Explications physiologiques
Les mécanismes impliqués dans l’augmentation du risque des maladies cardiovasculaires associée à une consommation excessive d’aliments à index glycémique élevé ne sont pas encore clairement élucidés, mais quelques pistes sérieuses sont évoquées. Le stress oxydatif généré par les pics de glycémie et d’insuline est de plus en plus souvent mis en cause pour expliquer l’effet négatif sur les artères des aliments à index glycémique élevé, tels que le pain blanc. Une autre piste à explorer est l’impact de l’index glycémique sur le profil lipidique (cholestérol total, «bon» et «mauvais» cholestérol et triglycérides).
Le Dr Frost a démontré que les aliments à index glycémique bas, tels que les haricots verts, augmentent le taux de «bon cholestérol», tandis que des aliments à index glycémique élevé, tels que les pommes de terre, le diminue. Cela pourrait expliquer le rôle protecteur des aliments à index glycémique faible, car l’augmentation du «bon cholestérol» est associée à une diminution du risque des maladies cardiovasculaires. L’hypothèse selon laquelle certains types de carbohydrates sont meilleurs pour augmenter le cholestérol est fascinante et mérite d’y prêter une attention toute particulière (figure 4).
Non aux «attaques cardiaques et cérébrales»

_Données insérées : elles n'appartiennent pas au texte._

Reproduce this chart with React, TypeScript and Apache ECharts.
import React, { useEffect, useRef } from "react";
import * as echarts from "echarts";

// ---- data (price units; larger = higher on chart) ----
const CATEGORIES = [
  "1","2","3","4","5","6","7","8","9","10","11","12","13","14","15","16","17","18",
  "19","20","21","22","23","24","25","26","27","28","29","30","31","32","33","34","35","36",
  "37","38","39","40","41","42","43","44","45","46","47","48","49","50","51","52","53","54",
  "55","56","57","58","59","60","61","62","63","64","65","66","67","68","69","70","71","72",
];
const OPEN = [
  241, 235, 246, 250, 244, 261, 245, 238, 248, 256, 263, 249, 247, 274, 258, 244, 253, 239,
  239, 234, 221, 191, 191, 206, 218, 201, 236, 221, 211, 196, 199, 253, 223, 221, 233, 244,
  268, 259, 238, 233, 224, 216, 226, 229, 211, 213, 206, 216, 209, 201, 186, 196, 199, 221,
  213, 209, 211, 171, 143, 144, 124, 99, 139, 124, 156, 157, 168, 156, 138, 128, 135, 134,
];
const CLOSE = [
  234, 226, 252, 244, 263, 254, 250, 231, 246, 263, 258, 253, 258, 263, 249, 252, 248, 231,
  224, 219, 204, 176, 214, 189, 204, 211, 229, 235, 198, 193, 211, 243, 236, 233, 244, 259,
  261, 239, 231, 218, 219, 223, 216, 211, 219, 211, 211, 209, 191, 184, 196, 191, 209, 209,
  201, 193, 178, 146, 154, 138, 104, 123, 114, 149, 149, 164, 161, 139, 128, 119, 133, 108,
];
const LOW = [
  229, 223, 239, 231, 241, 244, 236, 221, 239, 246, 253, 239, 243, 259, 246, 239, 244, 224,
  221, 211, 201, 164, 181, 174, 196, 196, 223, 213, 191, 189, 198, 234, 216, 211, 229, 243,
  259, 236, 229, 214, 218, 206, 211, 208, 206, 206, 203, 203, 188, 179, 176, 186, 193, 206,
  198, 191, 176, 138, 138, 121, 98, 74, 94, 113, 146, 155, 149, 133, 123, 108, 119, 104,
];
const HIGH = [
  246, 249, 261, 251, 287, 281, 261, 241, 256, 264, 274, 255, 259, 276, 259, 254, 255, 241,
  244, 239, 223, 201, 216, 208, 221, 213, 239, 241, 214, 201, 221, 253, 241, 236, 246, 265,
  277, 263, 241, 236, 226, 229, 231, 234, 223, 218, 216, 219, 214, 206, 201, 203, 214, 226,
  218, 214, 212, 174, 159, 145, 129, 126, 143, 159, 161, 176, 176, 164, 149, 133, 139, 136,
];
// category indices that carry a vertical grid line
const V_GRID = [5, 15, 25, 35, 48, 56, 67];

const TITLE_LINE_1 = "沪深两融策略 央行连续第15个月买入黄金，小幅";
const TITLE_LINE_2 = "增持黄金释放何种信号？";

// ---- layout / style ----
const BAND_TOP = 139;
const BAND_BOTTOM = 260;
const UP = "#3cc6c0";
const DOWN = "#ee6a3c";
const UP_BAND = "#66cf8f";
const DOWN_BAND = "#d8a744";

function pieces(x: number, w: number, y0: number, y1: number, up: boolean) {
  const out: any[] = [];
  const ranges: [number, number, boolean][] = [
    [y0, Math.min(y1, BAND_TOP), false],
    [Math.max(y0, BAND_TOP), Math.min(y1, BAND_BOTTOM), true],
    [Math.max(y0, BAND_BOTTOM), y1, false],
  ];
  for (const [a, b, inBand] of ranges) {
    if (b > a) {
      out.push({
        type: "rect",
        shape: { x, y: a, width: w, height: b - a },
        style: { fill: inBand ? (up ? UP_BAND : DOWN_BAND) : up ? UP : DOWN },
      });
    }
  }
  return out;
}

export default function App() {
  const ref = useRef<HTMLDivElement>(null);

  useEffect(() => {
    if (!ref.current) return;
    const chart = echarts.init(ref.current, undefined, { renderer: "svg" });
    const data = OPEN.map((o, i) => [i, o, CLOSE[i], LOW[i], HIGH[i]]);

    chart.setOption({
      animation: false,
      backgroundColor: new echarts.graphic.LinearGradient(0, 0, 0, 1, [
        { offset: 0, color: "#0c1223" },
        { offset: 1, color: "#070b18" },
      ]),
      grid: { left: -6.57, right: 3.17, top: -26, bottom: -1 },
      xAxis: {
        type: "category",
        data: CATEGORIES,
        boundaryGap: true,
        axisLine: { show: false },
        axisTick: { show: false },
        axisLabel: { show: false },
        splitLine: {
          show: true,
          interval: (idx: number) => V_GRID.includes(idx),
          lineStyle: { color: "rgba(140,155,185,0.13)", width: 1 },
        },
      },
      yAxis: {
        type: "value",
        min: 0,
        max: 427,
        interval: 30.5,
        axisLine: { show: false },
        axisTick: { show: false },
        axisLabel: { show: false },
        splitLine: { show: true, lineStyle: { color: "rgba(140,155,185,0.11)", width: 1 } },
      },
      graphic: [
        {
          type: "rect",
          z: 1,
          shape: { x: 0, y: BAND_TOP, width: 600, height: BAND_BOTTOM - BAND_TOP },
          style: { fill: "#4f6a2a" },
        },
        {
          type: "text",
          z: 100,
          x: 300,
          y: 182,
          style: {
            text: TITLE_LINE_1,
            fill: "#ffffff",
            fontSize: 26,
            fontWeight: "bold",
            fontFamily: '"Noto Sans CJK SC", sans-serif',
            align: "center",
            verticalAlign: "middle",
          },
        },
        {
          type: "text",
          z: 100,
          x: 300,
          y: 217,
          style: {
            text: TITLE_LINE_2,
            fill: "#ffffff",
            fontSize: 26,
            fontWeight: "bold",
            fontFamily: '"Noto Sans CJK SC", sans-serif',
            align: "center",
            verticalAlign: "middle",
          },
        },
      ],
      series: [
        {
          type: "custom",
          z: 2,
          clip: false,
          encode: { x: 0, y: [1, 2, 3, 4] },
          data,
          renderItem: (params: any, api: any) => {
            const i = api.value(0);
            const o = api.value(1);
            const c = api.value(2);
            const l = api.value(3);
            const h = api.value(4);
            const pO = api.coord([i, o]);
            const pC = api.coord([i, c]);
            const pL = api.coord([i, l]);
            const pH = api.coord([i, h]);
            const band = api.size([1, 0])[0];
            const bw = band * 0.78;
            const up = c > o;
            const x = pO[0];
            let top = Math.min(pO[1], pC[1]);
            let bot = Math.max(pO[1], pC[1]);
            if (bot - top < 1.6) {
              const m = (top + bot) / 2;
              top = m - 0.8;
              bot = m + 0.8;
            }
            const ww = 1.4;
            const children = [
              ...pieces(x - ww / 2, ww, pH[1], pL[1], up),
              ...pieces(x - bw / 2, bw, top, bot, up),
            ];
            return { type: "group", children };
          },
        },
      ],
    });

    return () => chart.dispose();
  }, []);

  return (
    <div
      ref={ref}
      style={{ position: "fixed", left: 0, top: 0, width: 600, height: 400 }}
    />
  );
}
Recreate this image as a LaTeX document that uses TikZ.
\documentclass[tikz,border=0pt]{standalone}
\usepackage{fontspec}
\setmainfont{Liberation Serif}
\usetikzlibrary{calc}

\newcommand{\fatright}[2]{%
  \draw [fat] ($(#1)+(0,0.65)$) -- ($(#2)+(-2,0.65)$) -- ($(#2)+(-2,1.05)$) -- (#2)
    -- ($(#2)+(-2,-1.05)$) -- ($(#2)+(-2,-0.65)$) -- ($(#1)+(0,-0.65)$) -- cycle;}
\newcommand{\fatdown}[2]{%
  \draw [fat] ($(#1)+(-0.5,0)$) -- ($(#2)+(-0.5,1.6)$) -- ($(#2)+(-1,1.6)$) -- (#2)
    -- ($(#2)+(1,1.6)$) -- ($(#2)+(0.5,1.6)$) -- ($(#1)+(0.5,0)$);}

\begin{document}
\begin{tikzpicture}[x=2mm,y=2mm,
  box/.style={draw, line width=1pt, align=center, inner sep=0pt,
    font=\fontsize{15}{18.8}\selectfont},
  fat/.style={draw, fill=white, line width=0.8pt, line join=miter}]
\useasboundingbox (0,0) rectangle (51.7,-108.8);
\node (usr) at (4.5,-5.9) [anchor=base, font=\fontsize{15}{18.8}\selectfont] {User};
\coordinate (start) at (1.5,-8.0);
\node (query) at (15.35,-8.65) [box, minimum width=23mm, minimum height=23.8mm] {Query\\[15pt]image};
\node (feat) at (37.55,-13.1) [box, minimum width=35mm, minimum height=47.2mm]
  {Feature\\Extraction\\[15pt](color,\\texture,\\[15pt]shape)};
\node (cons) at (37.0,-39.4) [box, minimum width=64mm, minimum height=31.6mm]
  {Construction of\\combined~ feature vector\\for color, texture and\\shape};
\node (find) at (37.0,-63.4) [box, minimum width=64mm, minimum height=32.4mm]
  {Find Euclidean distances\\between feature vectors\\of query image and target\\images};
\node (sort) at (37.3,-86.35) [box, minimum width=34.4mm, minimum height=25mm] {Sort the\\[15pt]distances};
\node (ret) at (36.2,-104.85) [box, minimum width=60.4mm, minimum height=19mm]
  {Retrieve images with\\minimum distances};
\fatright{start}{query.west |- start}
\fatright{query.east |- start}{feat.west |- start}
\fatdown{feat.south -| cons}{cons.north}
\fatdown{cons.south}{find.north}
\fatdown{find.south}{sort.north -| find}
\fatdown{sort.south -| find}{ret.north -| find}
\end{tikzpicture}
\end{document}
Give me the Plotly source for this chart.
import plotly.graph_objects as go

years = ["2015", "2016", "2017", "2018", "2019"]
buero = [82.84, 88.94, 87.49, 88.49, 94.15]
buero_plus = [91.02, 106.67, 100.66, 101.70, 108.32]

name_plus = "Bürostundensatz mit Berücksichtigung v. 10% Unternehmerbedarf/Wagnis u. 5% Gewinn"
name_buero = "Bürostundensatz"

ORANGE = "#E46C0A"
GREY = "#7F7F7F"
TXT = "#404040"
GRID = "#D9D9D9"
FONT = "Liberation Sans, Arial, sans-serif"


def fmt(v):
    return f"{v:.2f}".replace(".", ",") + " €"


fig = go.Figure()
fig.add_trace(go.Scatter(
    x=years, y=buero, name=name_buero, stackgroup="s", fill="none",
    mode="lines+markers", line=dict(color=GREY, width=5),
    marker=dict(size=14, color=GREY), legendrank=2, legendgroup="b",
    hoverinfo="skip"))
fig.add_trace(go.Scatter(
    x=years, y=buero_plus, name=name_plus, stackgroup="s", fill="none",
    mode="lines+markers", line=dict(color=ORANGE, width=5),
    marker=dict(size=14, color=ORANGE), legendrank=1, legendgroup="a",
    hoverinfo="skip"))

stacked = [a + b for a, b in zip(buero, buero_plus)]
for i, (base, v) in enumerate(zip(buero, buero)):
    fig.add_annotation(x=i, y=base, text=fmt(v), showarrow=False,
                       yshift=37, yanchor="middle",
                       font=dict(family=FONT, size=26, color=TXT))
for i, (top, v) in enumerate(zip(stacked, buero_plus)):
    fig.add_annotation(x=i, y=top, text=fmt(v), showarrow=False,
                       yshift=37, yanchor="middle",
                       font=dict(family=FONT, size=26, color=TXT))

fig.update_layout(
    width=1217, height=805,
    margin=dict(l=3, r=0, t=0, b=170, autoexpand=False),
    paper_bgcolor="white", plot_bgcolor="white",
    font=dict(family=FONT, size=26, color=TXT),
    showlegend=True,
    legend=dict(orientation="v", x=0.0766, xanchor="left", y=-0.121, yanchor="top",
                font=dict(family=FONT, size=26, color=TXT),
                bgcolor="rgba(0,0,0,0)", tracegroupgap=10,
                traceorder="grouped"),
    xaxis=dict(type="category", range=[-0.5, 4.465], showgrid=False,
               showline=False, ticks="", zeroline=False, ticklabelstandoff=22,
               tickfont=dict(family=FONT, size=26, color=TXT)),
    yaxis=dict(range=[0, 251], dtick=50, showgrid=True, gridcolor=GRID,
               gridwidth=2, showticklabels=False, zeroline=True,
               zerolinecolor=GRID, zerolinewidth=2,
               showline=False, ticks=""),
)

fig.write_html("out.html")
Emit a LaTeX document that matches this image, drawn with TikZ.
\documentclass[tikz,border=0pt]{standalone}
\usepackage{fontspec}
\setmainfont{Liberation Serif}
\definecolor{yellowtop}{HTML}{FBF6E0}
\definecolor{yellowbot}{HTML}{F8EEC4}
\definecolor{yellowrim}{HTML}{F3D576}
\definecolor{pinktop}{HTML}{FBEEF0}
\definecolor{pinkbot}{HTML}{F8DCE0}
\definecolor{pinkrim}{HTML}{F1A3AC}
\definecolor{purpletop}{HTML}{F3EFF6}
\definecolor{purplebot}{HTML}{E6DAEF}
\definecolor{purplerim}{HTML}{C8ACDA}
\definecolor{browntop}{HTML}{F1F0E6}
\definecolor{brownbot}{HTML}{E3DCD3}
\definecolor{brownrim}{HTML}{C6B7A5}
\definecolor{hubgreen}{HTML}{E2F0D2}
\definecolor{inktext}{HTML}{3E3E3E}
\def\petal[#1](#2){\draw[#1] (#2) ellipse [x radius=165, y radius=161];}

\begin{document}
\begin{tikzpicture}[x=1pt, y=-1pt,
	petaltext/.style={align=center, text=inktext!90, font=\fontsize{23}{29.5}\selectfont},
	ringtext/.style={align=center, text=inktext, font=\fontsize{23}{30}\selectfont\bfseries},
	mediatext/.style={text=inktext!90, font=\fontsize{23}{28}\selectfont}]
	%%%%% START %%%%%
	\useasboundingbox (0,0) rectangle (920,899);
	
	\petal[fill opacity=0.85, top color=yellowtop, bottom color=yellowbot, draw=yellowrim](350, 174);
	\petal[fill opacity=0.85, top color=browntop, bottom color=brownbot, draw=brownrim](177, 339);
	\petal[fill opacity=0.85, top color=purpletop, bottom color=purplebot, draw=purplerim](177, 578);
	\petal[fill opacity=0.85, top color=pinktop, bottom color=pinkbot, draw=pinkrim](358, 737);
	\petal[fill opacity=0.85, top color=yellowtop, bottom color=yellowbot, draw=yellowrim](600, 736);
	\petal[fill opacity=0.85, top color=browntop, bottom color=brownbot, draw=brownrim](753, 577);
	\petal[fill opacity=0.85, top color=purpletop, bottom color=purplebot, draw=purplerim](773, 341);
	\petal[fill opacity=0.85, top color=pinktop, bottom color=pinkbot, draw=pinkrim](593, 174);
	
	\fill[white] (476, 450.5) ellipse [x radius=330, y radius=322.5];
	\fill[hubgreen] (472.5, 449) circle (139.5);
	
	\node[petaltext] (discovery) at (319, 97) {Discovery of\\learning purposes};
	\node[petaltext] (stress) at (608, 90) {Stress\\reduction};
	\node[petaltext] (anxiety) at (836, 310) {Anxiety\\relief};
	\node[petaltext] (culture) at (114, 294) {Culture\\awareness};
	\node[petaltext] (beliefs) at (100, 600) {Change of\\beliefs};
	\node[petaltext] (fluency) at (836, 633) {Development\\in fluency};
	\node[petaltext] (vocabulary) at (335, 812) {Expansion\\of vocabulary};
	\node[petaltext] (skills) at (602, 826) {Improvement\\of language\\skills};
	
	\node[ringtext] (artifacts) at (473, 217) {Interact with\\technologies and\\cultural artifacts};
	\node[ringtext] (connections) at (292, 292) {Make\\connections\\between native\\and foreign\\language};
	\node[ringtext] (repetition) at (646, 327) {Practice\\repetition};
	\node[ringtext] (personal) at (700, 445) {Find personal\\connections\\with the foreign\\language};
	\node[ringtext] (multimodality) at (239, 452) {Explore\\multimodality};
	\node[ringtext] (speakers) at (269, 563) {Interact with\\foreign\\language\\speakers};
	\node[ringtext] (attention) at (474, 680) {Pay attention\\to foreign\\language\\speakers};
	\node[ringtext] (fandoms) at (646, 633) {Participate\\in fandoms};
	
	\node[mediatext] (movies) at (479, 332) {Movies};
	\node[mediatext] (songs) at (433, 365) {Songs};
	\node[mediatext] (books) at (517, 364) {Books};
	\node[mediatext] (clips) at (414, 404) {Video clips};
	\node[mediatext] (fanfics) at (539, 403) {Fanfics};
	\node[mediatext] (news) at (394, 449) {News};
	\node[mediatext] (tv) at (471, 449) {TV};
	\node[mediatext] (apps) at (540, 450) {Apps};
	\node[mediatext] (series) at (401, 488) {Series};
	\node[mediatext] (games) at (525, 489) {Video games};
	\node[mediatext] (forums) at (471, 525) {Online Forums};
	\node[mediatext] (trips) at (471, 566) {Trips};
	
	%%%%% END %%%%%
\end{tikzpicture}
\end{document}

Pour cela, il faut suivre les recommandations de Jennie Brand-Miller, professeur de nutrition humaine à l’Université de Sydney, considérée aujourd’hui comme la spécialiste mondiale de l’index glycémique (figure 5). On devrait également suivre les conseils du professeur genevois Alain Golay, autre spécialiste de renommée mondiale de l’obésité qui recommande «un mode de vie à 80/20». En d’autres termes, «il faut viser 80% de nourriture équilibrée et 20% de dérapage contrôlé», donc «un jour sur cinq, nous pouvons nous faire plaisir». Nous concluons donc que nous sommes autorisés à manger des aliments à index glycémique élevé, mais seulement un jour sur cinq!